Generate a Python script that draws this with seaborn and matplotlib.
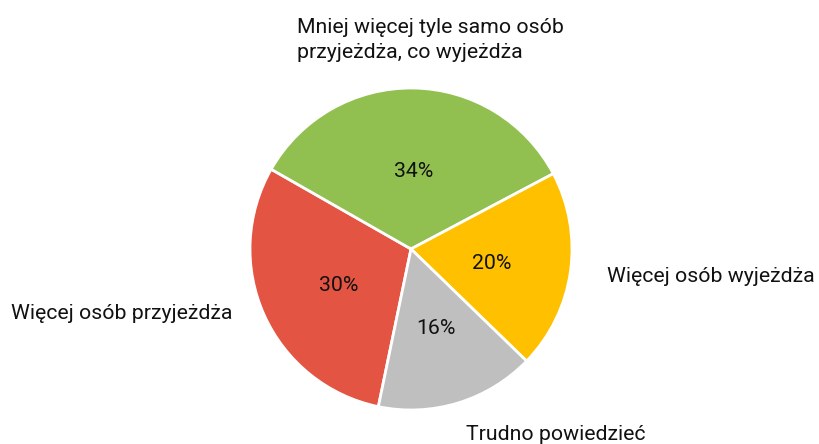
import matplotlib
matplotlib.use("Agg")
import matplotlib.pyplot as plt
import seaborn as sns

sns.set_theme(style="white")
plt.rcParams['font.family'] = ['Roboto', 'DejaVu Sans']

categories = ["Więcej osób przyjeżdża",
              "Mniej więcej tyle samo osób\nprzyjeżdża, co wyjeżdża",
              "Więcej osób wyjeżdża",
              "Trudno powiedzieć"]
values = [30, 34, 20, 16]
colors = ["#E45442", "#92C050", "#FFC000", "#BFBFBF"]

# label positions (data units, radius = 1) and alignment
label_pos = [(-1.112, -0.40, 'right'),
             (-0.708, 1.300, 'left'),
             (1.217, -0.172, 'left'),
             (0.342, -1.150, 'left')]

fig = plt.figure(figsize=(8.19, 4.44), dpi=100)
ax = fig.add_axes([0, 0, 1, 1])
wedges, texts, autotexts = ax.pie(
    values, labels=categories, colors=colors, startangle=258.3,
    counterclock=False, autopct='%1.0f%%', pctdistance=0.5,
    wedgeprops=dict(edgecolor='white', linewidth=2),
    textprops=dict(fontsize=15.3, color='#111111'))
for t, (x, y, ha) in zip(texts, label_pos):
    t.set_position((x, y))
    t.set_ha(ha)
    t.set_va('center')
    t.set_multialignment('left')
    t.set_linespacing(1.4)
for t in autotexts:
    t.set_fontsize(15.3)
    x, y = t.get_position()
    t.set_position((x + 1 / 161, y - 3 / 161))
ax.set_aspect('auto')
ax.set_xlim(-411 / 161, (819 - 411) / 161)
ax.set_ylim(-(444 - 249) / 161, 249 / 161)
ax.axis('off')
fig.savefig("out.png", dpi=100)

*OBJECTIVE*
Search the data for the string "seaborn" and copy each line where it appears.

*CORRECT RESPONSE*
Generate a Python script that draws this with seaborn and matplotlib.
import seaborn as sns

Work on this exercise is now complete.